To anyone who is working on your
dream, thinking about your dream, fighting with your dream, etc.- don’t give up,
don’t listen to negativity, don’t ever quit fighting. The words you have to share
are important. The story you have to tell is needed. The art you are creating
is necessary.
Quoting George Bernard Shaw, "Without art, the crudeness of reality would make the world unbearable." This world would be rather drab without art. And yours will add to the color, the beauty, and the humanity. Keep going.
Sunday, September 3, 2023
Earlier this week I had the privilege of reading some poetry shared with me by another writer. I love reading people's words, the way they form them around an emotion or an experience to tell a story. This fellow writer kept making comments about them not really being a writer, and their words were just...words. Reader, those words had feeling behind them, within them and swirling around them. I told them so and assured them multiple times they were indeed a writer. I encouraged them to keep writing and share when comfortable.
As with anything in life,
writing is a bit of a journey. We come across obstacles, distractions, and
change. The struggle is real, and in my belief through the struggle, we find
more of ourselves. I know it isn't all struggle (let's be honest with
ourselves, writing can be a head banging, shin kicking roller coaster of a
time), the sun shines and the obstacles can be overcome. Every single person
that writes started somewhere. Not one was perfect right out of the gate (sorry,
but it is true), in fact perfection isn't something we should be striving for
but for authenticity. Who we are, how we became and are still
becoming... our authentic self. When we share the true pieces of ourselves,
however that may look, it rings true and is felt.
So, listen, during the
struggles and the sunshine, remember to breathe and not just recognize but
appreciate the journey. Believe in yourself, be yourself and above all... Keep
writing.
Saturday, August 26, 2023
I sit and stare. Blank page with pen in hand, I wait. I imagine time and space. Love and loss. I wonder about life and its many roads. I utilize experience and allow for mistakes. Darkness and light have ample room each, to put forth their perspective. Doubt creeps in nearly all the time, I press on, and rely on hope.

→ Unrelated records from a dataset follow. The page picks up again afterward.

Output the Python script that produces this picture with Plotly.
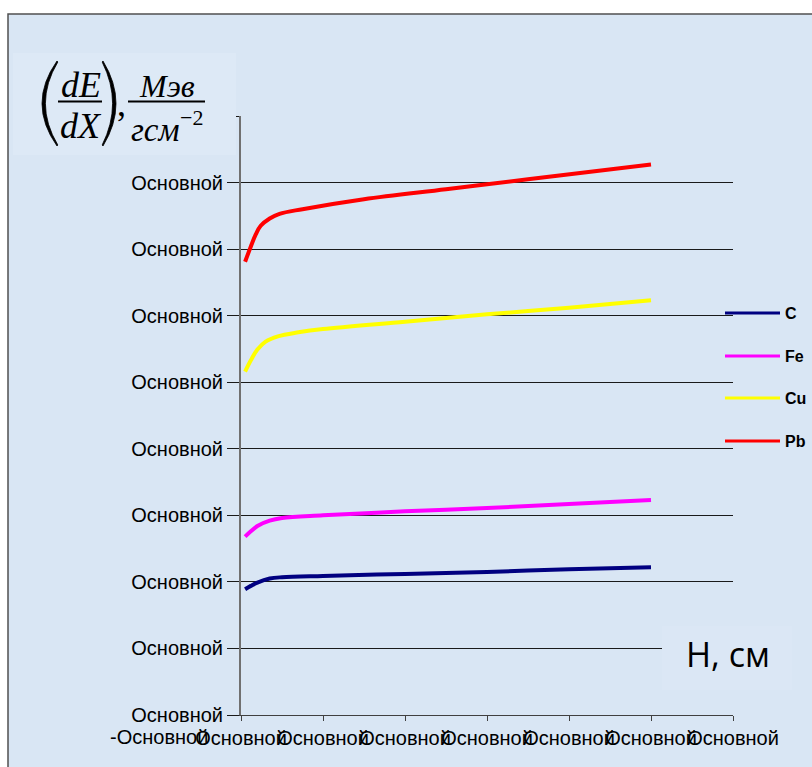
import plotly.graph_objects as go

# ---------------- data ----------------
series_names = ["C", "Fe", "Cu", "Pb"]
series_colors = ["#000080", "#ff00ff", "#ffff00", "#ff0000"]

x_c = [0.05, 0.12, 0.2, 0.35, 0.5, 1.0, 2.0, 3.0, 4.0, 5.0]
y_c = [1.89, 1.94, 1.99, 2.05, 2.07, 2.09, 2.12, 2.15, 2.19, 2.22]

x_fe = [0.05, 0.12, 0.2, 0.35, 0.5, 1.0, 2.0, 3.0, 4.0, 5.0]
y_fe = [2.68, 2.76, 2.84, 2.92, 2.96, 3.00, 3.06, 3.11, 3.17, 3.23]

x_cu = [0.05, 0.12, 0.2, 0.3, 0.45, 0.7, 1.0, 2.0, 3.0, 4.0, 5.0]
y_cu = [5.16, 5.33, 5.49, 5.61, 5.69, 5.75, 5.80, 5.91, 6.02, 6.12, 6.23]

x_pb = [0.05, 0.12, 0.18, 0.24, 0.35, 0.47, 0.75, 1.5, 2.5, 3.5, 5.0]
y_pb = [6.81, 7.04, 7.22, 7.35, 7.46, 7.53, 7.60, 7.75, 7.90, 8.05, 8.27]

x_tick_vals = [0, 1, 2, 3, 4, 5, 6]
x_tick_text = ["Основной"] * 7
x_first_label = "-Основной"
y_tick_vals = [0, 1, 2, 3, 4, 5, 6, 7, 8, 9]
y_tick_text = ["Основной"] * 9 + [""]

# ---------------- figure ----------------
W, H = 812, 767
L, T, R, B = 241, 116, 79, 52
PW, PH = W - L - R, H - T - B
BG = "#d9e6f4"


def px(xp):
    return (xp - L) / PW


def py(yp):
    return (H - B - yp) / PH


fig = go.Figure()
for xs, ys, name, col in zip([x_c, x_fe, x_cu, x_pb], [y_c, y_fe, y_cu, y_pb],
                             series_names, series_colors):
    fig.add_trace(go.Scatter(x=xs, y=ys, mode="lines", name=name,
                             line=dict(color=col, width=4, shape="spline", smoothing=1.0),
                             showlegend=False, hoverinfo="skip"))

shapes = []
annotations = []

# outer frame / background
shapes.append(dict(type="rect", xref="paper", yref="paper", layer="below",
                   x0=px(8), x1=px(830), y0=py(14), y1=py(790),
                   fillcolor=BG, line=dict(color="#505050", width=1.5)))

# manual legend
legend_y = [313, 356, 398, 441]
for name, col, ly in zip(series_names, series_colors, legend_y):
    shapes.append(dict(type="line", xref="paper", yref="paper", layer="above",
                       x0=px(725), x1=px(780), y0=py(ly), y1=py(ly),
                       line=dict(color=col, width=3)))
    annotations.append(dict(xref="paper", yref="paper", x=px(783), y=py(ly),
                            xanchor="left", yanchor="middle", showarrow=False,
                            text="<b>%s</b>" % name,
                            font=dict(family="Liberation Sans, Arial", size=16, color="black")))

# "-Основной" label one tick step left of the axis start
annotations.append(dict(xref="paper", yref="paper", x=-1 / 6, y=py(737), xanchor="center",
                        yanchor="middle", showarrow=False, text=x_first_label,
                        font=dict(family="Liberation Sans, Arial", size=20, color="black")))

# x-axis title box
shapes.append(dict(type="rect", xref="paper", yref="paper", layer="above",
                   x0=px(662), x1=px(792), y0=py(626), y1=py(690),
                   fillcolor="#dbe7f5", line=dict(width=0)))
annotations.append(dict(xref="paper", yref="paper", x=px(728), y=py(654),
                        xanchor="center", yanchor="middle", showarrow=False,
                        text="Н, см",
                        font=dict(family="Open Sans", size=34, color="black")))

# y-axis title (equation image)
shapes.append(dict(type="rect", xref="paper", yref="paper", layer="above",
                   x0=px(13), x1=px(236), y0=py(53), y1=py(155),
                   fillcolor="#dde9f6", line=dict(width=0)))
serif = "Liberation Serif, Times New Roman"


def paren(xt, xm, w):
    # filled crescent parenthesis; xt = x of tips, xm = x of outer middle
    y0, y1 = 61, 146
    ym = (y0 + y1) / 2
    co = 2 * xm - xt
    ci = 2 * (xm + w) - xt
    d = 0.8 if xm < xt else -0.8
    pts = "M %f,%f Q %f,%f %f,%f L %f,%f Q %f,%f %f,%f Z" % (
        px(xt), py(y0), px(co), py(ym), px(xt), py(y1),
        px(xt + d), py(y1 - 1), px(ci), py(ym), px(xt + d), py(y0 + 1))
    return dict(type="path", xref="paper", yref="paper", layer="above", path=pts,
                fillcolor="black", line=dict(color="black", width=0.8))


shapes.append(paren(57, 42, 3))
shapes.append(paren(103, 116, -3))
for (a, b_) in [(58, 102), (128, 205)]:
    shapes.append(dict(type="line", xref="paper", yref="paper", layer="above",
                       x0=px(a), x1=px(b_), y0=py(101.5), y1=py(101.5),
                       line=dict(color="black", width=1.8)))

eq_parts = [
    ("<i>dE</i>", 80.5, 85, 36),
    ("<i>dX</i>", 80.5, 126, 36),
    (",", 121, 104, 36),
    ("<i>Мэв</i>", 167, 86, 32),
    ("<i>гсм</i>", 155, 130, 33),
    ("−2", 191, 117, 22),
]
for txt, xx, yy, fs in eq_parts:
    annotations.append(dict(xref="paper", yref="paper", x=px(xx), y=py(yy),
                            xanchor="center", yanchor="middle", showarrow=False,
                            text=txt, font=dict(family=serif, size=fs, color="black")))

fig.update_layout(
    width=W, height=H, autosize=False,
    margin=dict(l=L, r=R, t=T, b=B, pad=0),
    paper_bgcolor="white", plot_bgcolor="rgba(0,0,0,0)",
    showlegend=False,
    shapes=shapes, annotations=annotations,
    xaxis=dict(range=[0, 6], tickvals=x_tick_vals, ticktext=x_tick_text,
               showgrid=False, zeroline=False, showline=True, linecolor="#404040",
               linewidth=1, ticks="outside", ticklen=5, tickcolor="#404040",
               tickangle=0, automargin=False,
               tickfont=dict(family="Liberation Sans, Arial", size=20, color="black"),
               fixedrange=True),
    yaxis=dict(range=[0, 9], tickvals=y_tick_vals, ticktext=y_tick_text,
               showgrid=True, gridcolor="#1a1a1a", gridwidth=1, zeroline=False,
               showline=True, linecolor="#707070", linewidth=2,
               ticks="outside", ticklen=12, tickcolor="#1a1a1a", automargin=False,
               tickfont=dict(family="Liberation Sans, Arial", size=20, color="black"),
               fixedrange=True),
)

fig.write_html("out.html", config={"displayModeBar": False},
               post_script="document.body.style.margin='0';document.body.style.overflow='hidden';")
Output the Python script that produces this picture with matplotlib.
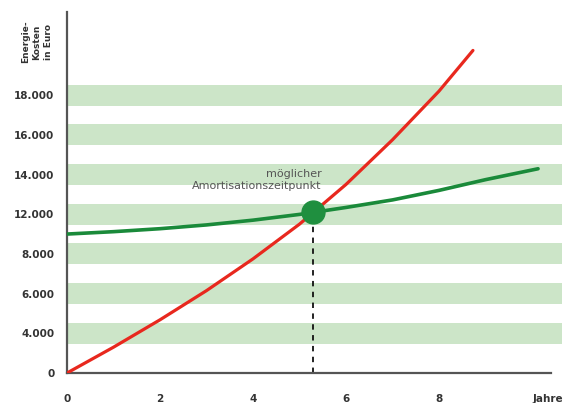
import matplotlib.pyplot as plt

# red curve (cumulative costs)
red_years = [0, 1, 2, 3, 4, 5, 6, 7, 8, 8.73]
red_costs = [0, 1300, 2680, 4150, 5750, 7500, 9500, 11750, 14200, 16250]

# green curve
green_years = [0, 1, 2, 3, 4, 5, 6, 7, 8, 9, 10.13]
green_costs = [7000, 7120, 7270, 7460, 7700, 7990, 8340, 8720, 9200, 9740, 10290]

# break-even point
cross_year = [5.3]
cross_cost = [8120]

y_ticks = [0, 2000, 4000, 6000, 8000, 10000, 12000, 14000]
y_labels = ['0', '4.000', '6.000', '8.000', '12.000', '14.000', '16.000', '18.000']
band_centers = y_ticks[1:]

x_ticks = [0, 2, 4, 6, 8, 10.34]
x_labels = ['0', '2', '4', '6', '8', 'Jahre']

fig = plt.figure(figsize=(5.75, 4.03), dpi=100)
ax = fig.add_axes([67/575, 30/403, (562-67)/575, (373-12)/403])

for c in band_centers:
    ax.axhspan(c - 530, c + 530, color='#cce5c8', lw=0, zorder=0)

ax.vlines(cross_year, 0, cross_cost, colors='#111111', linestyles=(0, (3, 3)), lw=1.3, zorder=2)
ax.plot(green_years, green_costs, color='#1a8a3a', lw=2.6, solid_capstyle='round', zorder=3)
ax.plot(red_years, red_costs, color='#e8281e', lw=2.3, solid_capstyle='round', zorder=4)
ax.plot(cross_year, cross_cost, 'o', color='#1f8f3f', ms=16.5, zorder=5)

ax.text(5.47, 9720, 'möglicher\nAmortisationszeitpunkt', ha='right', va='center',
        fontsize=8, color='#555555', linespacing=1.35)

ax.set_xlim(0, 10.645)
ax.set_ylim(0, 18187)
ax.set_xticks(x_ticks)
ax.set_xticklabels(x_labels)
ax.set_yticks(y_ticks)
ax.set_yticklabels(y_labels)
ax.tick_params(axis='y', length=0, pad=9, labelsize=7.5, labelcolor='#333333')
ax.tick_params(axis='x', length=0, pad=15, labelsize=7.5, labelcolor='#333333')
for lab in ax.get_xticklabels() + ax.get_yticklabels():
    lab.set_fontweight('bold')

ax.spines['top'].set_visible(False)
ax.spines['right'].set_visible(False)
for s in ['left', 'bottom']:
    ax.spines[s].set_color('#555555')
    ax.spines[s].set_linewidth(1.6)
ax.spines['bottom'].set_bounds(0, 10.4)

fig.text(37/575, 1 - 42/403, 'Energie-\nKosten\nin Euro', rotation=90, ha='center', va='center',
         fontsize=6.5, fontweight='bold', color='#333333', linespacing=1.4)

fig.savefig('out.png', dpi=100)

When it comes to writing my only regret would be not listening to the call of the words when they come. The absolute music they make. It isn't without effort, but neither is it forced. And the melody when it arrives is pure magic, to my heart and soul.
Friday, August 11, 2023
I sat with words these past few days. Some stayed. Not all are for me to keep.
They don't all come the same way or pace. There are times their arrival is fast and demanding, looking for an immediate home, while others show up one word or snippet at a time. I mull, I chew, I ponder, and... I wait.
I am patiently impatient when it comes to words finding place. I don't seek perfection in the writing, I don't believe in perfection(a topic for another day perhaps). This doesn't mean I am not hard on myself or demand the words to feel right to me. It means once they find their place and the feeling of them being "right" arrives, the task of how to set them free lays heavy on my mind.
Sharing the words I write has never been a natural thing for me. I have my doubts and fears of not being accepted, heard or even rejected. I have mentioned community and belonging when it comes to words, and let's not forget the persistence of the words need to be free and felt by others. Sharing still isn't natural to me, but in the sharing of what I have been able to write, I've discovered community and found acceptance. My hope is the words find landing places with(and in) others.
Our morrow does indeed come quick, how will you choose to share your words?